I think there are quite a few more!!... but we seem to miss each other due to our big time differences ..which will be even worse when daylight saving hit..I sent you another msg ..hope you got it....


----------



## seeana (Mar 16, 2012)

*Hi Always*

Hi found your message so glad everything is ok .had a bit of trouble with Shanes Cruciate Lig op as a Heamatoma formed so its back and forth to my vet with Shane getting more vocal with each visit....think we are on top of it now thankgoodness apart from that the op was a great success off the lead in about 10 days.
I was just thinking 'the UK members have their own section what about us putting up our own as well for the Aussies as it would be good being the same time ect.
I dont know how to go about it to let all the Aus members know about it any ideas' ?

So good to hear from you:wavey: .


----------



## Always51 (Feb 19, 2012)

lol..I'm computer dumb..have no idea how to start an aussie group!! any pointers from anyone in the know appreciated!!


----------



## seeana (Mar 16, 2012)

*Hi Always*

Oh boy you sound just like me ....I bit the bullet and put one up 'looked easy just followed directions but guess what' I cant find where I put it... par for the course.:doh:


----------



## Buddy's mom forever (Jun 23, 2011)

You guys have a social group, *"**Goldens living in the land down under"*, it doesn't look like very active but you can make it alive. Good luck!


----------



## Always51 (Feb 19, 2012)

ok..so I have asked to be part of the group..do I need to be accepted by the person that started the group? sooooo confuzzeld...


----------



## Buddy's mom forever (Jun 23, 2011)

When I clicked on "join group" it did say it is "moderated" and need approval. I did not want to join so I press "no". I guess you press "yes" and will see how it goes.
This is what it says about Moderated:

*Moderated* - open to everyone to join but messages need to be moderated before they will appear. They are moderated by the group creator and the site moderators and administrators.


----------



## Always51 (Feb 19, 2012)

Thanks Buddy's mom...I dont think anything will happen then, cause it hasnt had any activity for years...will just chat on the threads here then lol


----------



## soxOZ (Dec 13, 2007)

rik said:


> The max. size is 100 x100 or 19.5 KB


Thanks Rik for the helpful screen grab, hope you don't mind me using it to show seeana.... 


seeana said:


> Hi Wally thanks for your advice' oh dear um...... *how do I do that*.
> Good to find another Aussie on this great forum' thanks for touching base.
> Ps love your family portraits.


Hi seeana, if you want to put a Signature on your posts, just look at the picture _Rik_ showed you where to select "*Edit Avatar*", well the one below that is "*Edit Signature*"... Yep that simple... ... :wave:

And thanks about the nice remark about our family portrait... ...


----------



## Rob's GRs (Feb 25, 2007)

I went in and edited the *Goldens living in the land down under *social group so it is open to all to join.
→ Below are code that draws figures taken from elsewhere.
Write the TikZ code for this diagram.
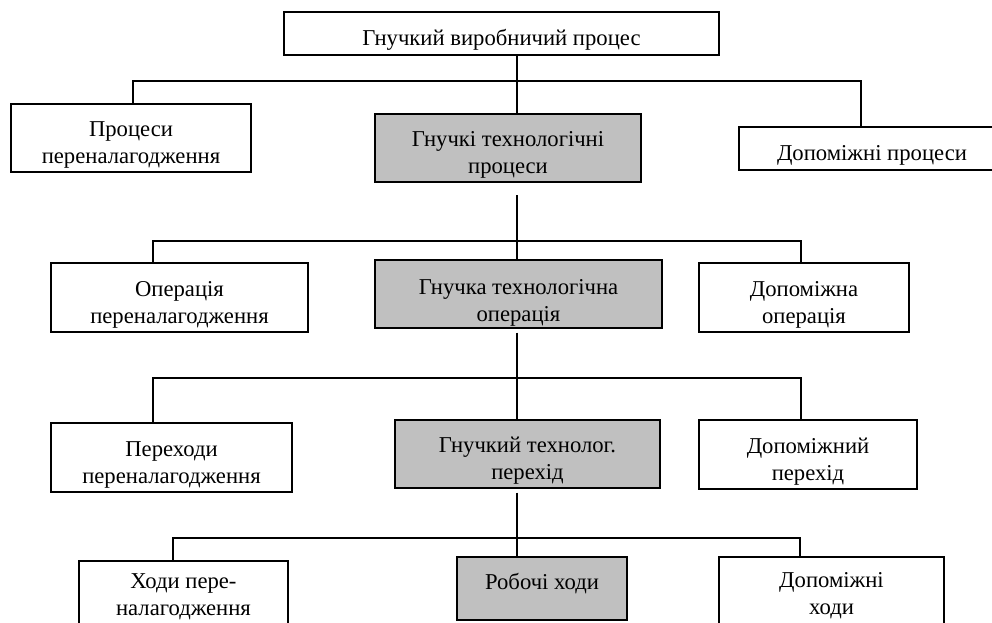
\documentclass[tikz,border=0pt]{standalone}
\usepackage{fontspec}
\setmainfont{Liberation Serif}
\usepackage{tikz}
\usetikzlibrary{positioning,calc}
\definecolor{mygray}{RGB}{192,192,192}
% text of a box, set a little below its middle
\newcommand\boxtext[2][-5.2pt]{\raisebox{#1}[\height][\depth]{\begin{tabular}{@{}c@{}}#2\end{tabular}}}

\begin{document}
\begin{tikzpicture}[x=0.75pt,y=-0.75pt,
		  line width=0.9pt,
		  every node/.style={draw,rectangle,align=center,inner sep=0pt,
		    font=\fontsize{17}{20.2}\selectfont},
		  wbox/.style={fill=white},
		  gbox/.style={fill=mygray},
		  sz/.style 2 args={minimum width=#1*0.75pt,minimum height=#2*0.75pt}
		]
			\useasboundingbox (0,0) rectangle (992,622);
			\clip (0,0) rectangle (992,622);

			% the whole process
			\node[wbox,sz={435}{43}] (top) at (501.5,33.5) {\boxtext{Гнучкий виробничий процес}};

			% the processes
			\node[wbox,sz={240}{68}] (p1) at (131,138) {\boxtext{Процеси\\переналагодження}};
			\node[gbox,sz={266}{68}] (p2) at (508,148) {\boxtext{Гнучкі технологічні\\процеси}};
			\node[wbox,sz={266}{43}] (p3) at (872,148.5) {\boxtext{Допоміжні процеси}};

			% the operations
			\node[wbox,sz={257}{69}] (o1) at (179.5,297.5) {\boxtext{Операція\\переналагодження}};
			\node[gbox,sz={287}{68}] (o2) at (518.5,294) {\boxtext[-6.5pt]{Гнучка технологічна\\операція}};
			\node[wbox,sz={210}{69}] (o3) at (804,297.5) {\boxtext{Допоміжна\\операція}};

			% the steps
			\node[wbox,sz={241}{69}] (t1) at (171.5,457.5) {\boxtext{Переходи\\переналагодження}};
			\node[gbox,sz={265}{68}] (t2) at (527.5,454) {\boxtext{Гнучкий технолог.\\перехід}};
			\node[wbox,sz={218}{69}] (t3) at (808,454.5) {\boxtext{Допоміжний\\перехід}};

			% the strokes
			\node[wbox,sz={209}{72}] (h1) at (183.5,597) {\boxtext[0pt]{Ходи пере-\\налагодження}};
			\node[gbox,sz={170}{63}] (h2) at (542,588.5) {\boxtext[3.5pt]{Робочі ходи}};
			\node[wbox,sz={225}{78}] (h3) at (831.5,596) {\boxtext[0pt]{Допоміжні\\ходи}};

			% the bus lines
			\coordinate (trunk) at (517,0);
			\foreach \lv/\y/\xl/\xr in {1/81/133/861,2/241/153/801,3/378/153/801,4/538/173/800}
			{
			  \coordinate (b\lv l) at (\xl,\y);
			  \coordinate (b\lv r) at (\xr,\y);
			}

			% the edges
			\draw (top.south -| trunk) -- (p2.north -| trunk);
			\draw (p1.north -| b1l) -- (b1l) -- (b1r) -- (p3.north -| b1r);
			\draw [shorten <=9.5pt] (p2.south -| trunk) -- (o2.north -| trunk);
			\draw (o1.north -| b2l) -- (b2l) -- (b2r) -- (o3.north -| b2r);
			\draw [shorten <=3pt] (o2.south -| trunk) -- (t2.north -| trunk);
			\draw (t1.north -| b3l) -- (b3l) -- (b3r) -- (t3.north -| b3r);
			\draw [shorten <=3pt] (t2.south -| trunk) -- (h2.north -| trunk);
			\draw (h1.north -| b4l) -- (b4l) -- (b4r) -- (h3.north -| b4r);

		\end{tikzpicture}
\end{document}
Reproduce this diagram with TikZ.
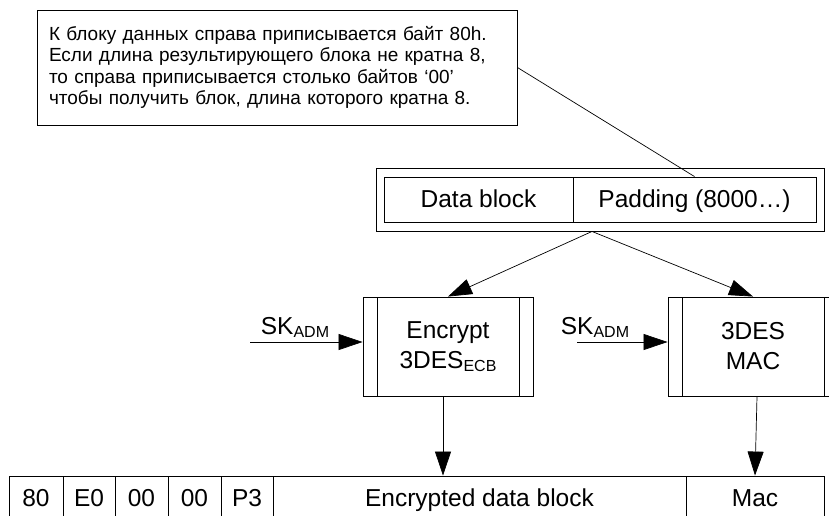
\documentclass[tikz,border=0pt]{standalone}
\usepackage{fontspec}
\setmainfont{Liberation Sans}
\usepackage{tikz}
\usetikzlibrary{arrows.meta}
\newcommand{\subtxt}[1]{\raisebox{-3pt}{\fontsize{16}{16}\selectfont #1}}
\tikzset{
	>={Triangle[length=24pt,width=16pt]},
	box/.style={draw=black, line width=0.9pt, inner sep=0pt,
		font=\fontsize{24.5}{30}\selectfont},
	cell/.style={box, minimum height=44, text height=17.5pt, text depth=0pt},
	field/.style={box, minimum height=45, text height=17.5pt, text depth=1pt},
	process/.style={box, minimum width=170, minimum height=99, align=center,
		path picture={
			\draw[line width=0.9pt] ([xshift=14]path picture bounding box.north west) -- ([xshift=14]path picture bounding box.south west);
			\draw[line width=0.9pt] ([xshift=-14]path picture bounding box.north east) -- ([xshift=-14]path picture bounding box.south east);
		}},
	note/.style={draw=black, line width=0.9pt, inner xsep=12pt, inner ysep=0pt,
		text width=456pt, minimum height=115, align=left,
		font=\fontsize{19}{21.5}\selectfont},
	keylabel/.style={inner sep=0pt, anchor=base, font=\fontsize{24.5}{30}\selectfont},
	link/.style={draw=black, line width=0.7pt},
}

\begin{document}
\begin{tikzpicture}[x=1pt, y=-1pt]
\useasboundingbox (0,0) rectangle (829,515);

\node[note] (note) at (277,67.5) {К блоку данных справа приписывается байт 80h.\\
Если длина результирующего блока не кратна 8,\\
то справа приписывается столько байтов ‘00’\\
чтобы получить блок, длина которого кратна 8.};

\node[box, minimum width=448, minimum height=63] (frame) at (600,199.5) {};
\node[field, minimum width=189] (data) at (478.5,199.5) {Data block};
\node[field, minimum width=243] (pad) at (694.5,199.5) {Padding (8000…)};

\draw[link] (note.east) -- (pad.north);

\node[process] (enc) at (448,346.5) {Encrypt\\3DES\subtxt{ECB}};
\node[process] (mac) at (753,346.5) {3DES\\MAC};

\draw[link, ->] ([xshift=-8]frame.south) -- (enc.north);
\draw[link, ->] ([xshift=-8]frame.south) -- (mac.north);

\coordinate (in1) at (250,342);
\node[keylabel] (sk1) at (295,334) {SK\subtxt{ADM}};
\draw[link, ->] (in1) -- (in1 -| enc.west);

\coordinate (in2) at (577,342);
\node[keylabel] (sk2) at (595,334) {SK\subtxt{ADM}};
\draw[link, ->] (in2) -- (in2 -| mac.west);

\node[cell, minimum width=54] (cla) at (36,498) {80};
\node[cell, minimum width=52] (ins) at (89,498) {E0};
\node[cell, minimum width=53] (p1) at (141.5,498) {00};
\node[cell, minimum width=53] (p2) at (194.5,498) {00};
\node[cell, minimum width=52] (p3) at (247,498) {P3};
\node[cell, minimum width=413] (encdata) at (479.5,498) {Encrypted data block};
\node[cell, minimum width=138] (macf) at (755,498) {Mac};

\draw[link, ->] ([xshift=-5]enc.south) -- ([xshift=-5]enc.south |- encdata.north);
\draw[link, ->] ([xshift=4]mac.south) -- (macf.north);
\end{tikzpicture}
\end{document}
Also what members were waiting to be accepted are now memebers in there. So feel free to chat in that group now.

I also sent out 20 invitations to other Australia user to join that group to try and make it larger for you. Someone needs to just start a first post in there to help start things off.


----------



## Buddy's mom forever (Jun 23, 2011)

Thank you Rob.


----------



## Always51 (Feb 19, 2012)

Thanks Rob!!! and Buddy's mom for helping.. will go in and post ..lets hope some come on board!!


----------